• **BRIEF**
Work out the number of lines in the listing that include the string "this". Reply with that number alone.

======== DATASET CONTENT ========

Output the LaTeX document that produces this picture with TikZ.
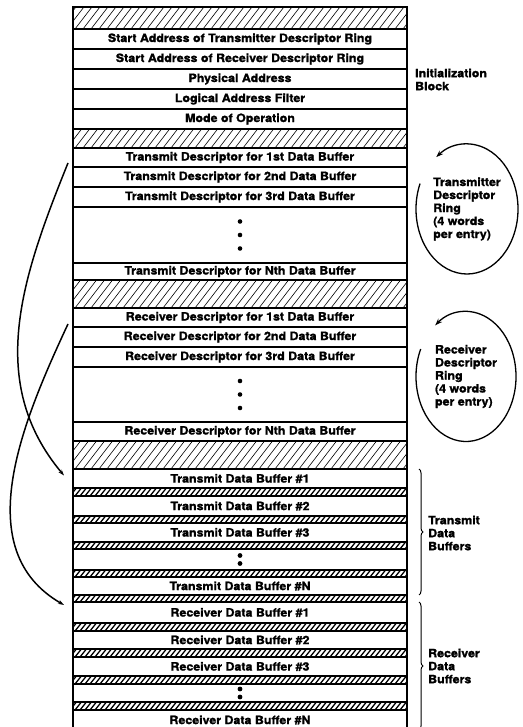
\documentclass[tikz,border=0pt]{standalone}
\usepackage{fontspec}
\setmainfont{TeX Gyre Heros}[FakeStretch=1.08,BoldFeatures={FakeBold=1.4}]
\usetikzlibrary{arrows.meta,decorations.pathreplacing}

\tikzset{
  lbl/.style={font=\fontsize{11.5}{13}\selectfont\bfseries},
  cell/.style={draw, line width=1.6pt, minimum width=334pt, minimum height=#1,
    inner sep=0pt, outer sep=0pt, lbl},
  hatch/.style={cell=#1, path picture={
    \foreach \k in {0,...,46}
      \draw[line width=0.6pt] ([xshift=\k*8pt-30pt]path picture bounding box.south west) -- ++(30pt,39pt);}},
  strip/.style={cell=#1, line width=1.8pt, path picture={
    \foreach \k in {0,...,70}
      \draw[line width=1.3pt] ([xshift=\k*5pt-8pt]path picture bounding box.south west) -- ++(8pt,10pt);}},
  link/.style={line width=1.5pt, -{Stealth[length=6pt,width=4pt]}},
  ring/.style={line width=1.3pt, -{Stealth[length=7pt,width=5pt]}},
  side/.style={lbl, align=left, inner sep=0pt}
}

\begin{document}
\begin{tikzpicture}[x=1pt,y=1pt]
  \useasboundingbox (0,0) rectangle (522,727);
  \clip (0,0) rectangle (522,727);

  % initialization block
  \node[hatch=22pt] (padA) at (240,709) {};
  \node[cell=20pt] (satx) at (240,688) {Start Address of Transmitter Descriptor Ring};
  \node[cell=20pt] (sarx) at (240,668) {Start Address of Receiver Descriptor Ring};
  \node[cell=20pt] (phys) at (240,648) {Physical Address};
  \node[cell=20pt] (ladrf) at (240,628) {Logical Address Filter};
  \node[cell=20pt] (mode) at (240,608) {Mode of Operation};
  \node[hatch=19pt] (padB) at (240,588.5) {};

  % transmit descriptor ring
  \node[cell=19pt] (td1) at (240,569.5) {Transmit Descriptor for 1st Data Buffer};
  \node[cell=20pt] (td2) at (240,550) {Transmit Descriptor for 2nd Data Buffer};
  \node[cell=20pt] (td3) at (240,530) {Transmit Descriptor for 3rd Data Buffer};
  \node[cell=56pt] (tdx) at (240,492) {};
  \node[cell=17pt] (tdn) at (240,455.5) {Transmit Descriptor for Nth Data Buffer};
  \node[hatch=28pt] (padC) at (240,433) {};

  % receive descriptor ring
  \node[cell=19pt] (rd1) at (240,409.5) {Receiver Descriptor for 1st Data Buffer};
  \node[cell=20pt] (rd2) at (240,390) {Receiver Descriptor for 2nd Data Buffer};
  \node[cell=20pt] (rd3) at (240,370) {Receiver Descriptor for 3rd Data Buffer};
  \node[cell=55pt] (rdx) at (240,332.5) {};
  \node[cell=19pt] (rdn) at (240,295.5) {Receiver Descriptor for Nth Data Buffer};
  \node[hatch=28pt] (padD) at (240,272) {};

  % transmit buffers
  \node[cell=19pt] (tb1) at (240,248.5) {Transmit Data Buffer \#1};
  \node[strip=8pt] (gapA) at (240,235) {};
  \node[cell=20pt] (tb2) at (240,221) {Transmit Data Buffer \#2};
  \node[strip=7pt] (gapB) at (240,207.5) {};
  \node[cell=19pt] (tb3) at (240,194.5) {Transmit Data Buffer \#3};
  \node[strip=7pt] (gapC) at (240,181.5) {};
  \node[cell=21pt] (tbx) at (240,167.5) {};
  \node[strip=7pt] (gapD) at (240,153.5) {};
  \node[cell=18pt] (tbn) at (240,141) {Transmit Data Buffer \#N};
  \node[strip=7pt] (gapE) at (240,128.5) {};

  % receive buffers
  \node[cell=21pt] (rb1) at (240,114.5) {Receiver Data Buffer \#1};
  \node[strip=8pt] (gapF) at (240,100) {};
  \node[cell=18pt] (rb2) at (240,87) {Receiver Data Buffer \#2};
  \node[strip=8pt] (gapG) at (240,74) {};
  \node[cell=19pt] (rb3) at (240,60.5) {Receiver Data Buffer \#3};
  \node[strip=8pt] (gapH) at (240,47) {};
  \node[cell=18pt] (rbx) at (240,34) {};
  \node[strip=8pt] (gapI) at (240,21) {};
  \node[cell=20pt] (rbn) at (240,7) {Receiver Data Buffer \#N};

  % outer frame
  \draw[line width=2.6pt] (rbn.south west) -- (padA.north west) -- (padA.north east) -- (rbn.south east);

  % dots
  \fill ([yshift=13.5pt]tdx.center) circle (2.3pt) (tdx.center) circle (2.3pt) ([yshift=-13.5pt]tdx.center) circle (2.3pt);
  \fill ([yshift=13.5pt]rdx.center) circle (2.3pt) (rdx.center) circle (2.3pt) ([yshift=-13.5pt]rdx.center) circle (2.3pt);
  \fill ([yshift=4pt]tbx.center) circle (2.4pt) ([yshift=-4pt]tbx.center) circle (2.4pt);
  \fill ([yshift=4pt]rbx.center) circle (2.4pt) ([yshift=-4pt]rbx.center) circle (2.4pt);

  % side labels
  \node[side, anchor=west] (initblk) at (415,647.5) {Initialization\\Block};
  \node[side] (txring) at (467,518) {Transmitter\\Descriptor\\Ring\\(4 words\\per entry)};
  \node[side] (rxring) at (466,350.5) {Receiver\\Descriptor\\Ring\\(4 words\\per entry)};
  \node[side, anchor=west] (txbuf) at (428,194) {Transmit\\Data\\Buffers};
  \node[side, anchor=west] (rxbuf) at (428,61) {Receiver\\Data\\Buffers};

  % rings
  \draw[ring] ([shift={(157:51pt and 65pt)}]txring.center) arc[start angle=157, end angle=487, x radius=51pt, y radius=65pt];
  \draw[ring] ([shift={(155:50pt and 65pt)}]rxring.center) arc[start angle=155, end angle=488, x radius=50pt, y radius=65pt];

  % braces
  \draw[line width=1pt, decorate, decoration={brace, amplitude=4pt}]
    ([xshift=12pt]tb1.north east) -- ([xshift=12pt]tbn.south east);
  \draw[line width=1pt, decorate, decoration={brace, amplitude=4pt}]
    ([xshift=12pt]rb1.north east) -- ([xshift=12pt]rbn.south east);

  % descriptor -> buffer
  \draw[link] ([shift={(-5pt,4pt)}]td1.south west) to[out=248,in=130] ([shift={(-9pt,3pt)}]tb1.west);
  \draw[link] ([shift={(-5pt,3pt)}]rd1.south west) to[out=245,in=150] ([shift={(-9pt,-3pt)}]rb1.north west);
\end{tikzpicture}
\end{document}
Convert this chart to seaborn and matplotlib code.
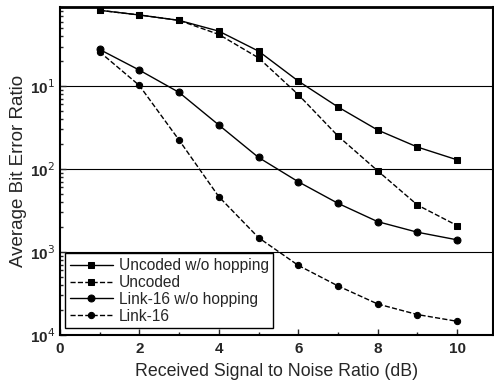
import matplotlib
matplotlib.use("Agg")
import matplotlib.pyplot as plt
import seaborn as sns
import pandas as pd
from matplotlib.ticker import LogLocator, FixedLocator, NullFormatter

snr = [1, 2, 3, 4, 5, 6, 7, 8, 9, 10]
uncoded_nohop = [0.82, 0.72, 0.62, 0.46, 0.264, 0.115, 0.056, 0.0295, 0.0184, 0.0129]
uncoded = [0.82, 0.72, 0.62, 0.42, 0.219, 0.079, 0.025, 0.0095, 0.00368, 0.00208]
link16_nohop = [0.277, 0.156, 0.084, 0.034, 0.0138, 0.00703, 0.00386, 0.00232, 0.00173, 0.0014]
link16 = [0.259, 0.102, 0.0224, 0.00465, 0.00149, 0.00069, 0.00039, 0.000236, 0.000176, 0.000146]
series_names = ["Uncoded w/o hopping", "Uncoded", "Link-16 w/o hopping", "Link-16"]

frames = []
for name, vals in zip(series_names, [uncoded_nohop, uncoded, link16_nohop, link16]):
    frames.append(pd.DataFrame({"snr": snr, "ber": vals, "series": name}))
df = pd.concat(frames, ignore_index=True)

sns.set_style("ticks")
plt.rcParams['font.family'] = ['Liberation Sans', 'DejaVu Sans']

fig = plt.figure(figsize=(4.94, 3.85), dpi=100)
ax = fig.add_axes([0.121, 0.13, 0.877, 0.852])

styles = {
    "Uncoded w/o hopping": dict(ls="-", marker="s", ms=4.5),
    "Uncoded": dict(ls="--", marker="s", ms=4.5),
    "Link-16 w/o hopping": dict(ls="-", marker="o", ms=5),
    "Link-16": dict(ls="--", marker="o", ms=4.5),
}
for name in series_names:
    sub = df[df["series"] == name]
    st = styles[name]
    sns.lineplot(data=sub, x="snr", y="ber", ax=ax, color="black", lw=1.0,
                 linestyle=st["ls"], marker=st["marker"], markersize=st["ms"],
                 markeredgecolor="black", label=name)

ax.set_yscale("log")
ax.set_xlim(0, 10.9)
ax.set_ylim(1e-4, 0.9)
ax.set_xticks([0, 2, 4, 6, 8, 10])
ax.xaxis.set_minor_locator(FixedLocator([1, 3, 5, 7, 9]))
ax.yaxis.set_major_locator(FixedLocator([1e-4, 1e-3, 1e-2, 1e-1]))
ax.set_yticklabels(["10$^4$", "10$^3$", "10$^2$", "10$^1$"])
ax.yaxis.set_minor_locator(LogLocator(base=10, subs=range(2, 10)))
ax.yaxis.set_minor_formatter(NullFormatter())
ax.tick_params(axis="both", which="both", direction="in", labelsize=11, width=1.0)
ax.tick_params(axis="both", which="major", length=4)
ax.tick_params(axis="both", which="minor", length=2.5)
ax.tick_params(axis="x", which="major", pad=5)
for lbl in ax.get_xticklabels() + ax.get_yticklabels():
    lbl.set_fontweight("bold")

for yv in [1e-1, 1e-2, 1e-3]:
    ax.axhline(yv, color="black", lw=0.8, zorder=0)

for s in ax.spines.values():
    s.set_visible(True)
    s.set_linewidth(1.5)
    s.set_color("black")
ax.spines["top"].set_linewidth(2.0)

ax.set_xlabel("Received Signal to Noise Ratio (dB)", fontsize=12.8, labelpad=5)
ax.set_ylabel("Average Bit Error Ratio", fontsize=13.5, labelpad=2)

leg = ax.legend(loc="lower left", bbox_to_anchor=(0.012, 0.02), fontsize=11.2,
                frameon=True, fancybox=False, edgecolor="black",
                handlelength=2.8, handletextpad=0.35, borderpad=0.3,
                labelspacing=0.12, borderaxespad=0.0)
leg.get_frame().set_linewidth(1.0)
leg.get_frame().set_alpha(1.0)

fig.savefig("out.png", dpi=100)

========

• **REPLY**
2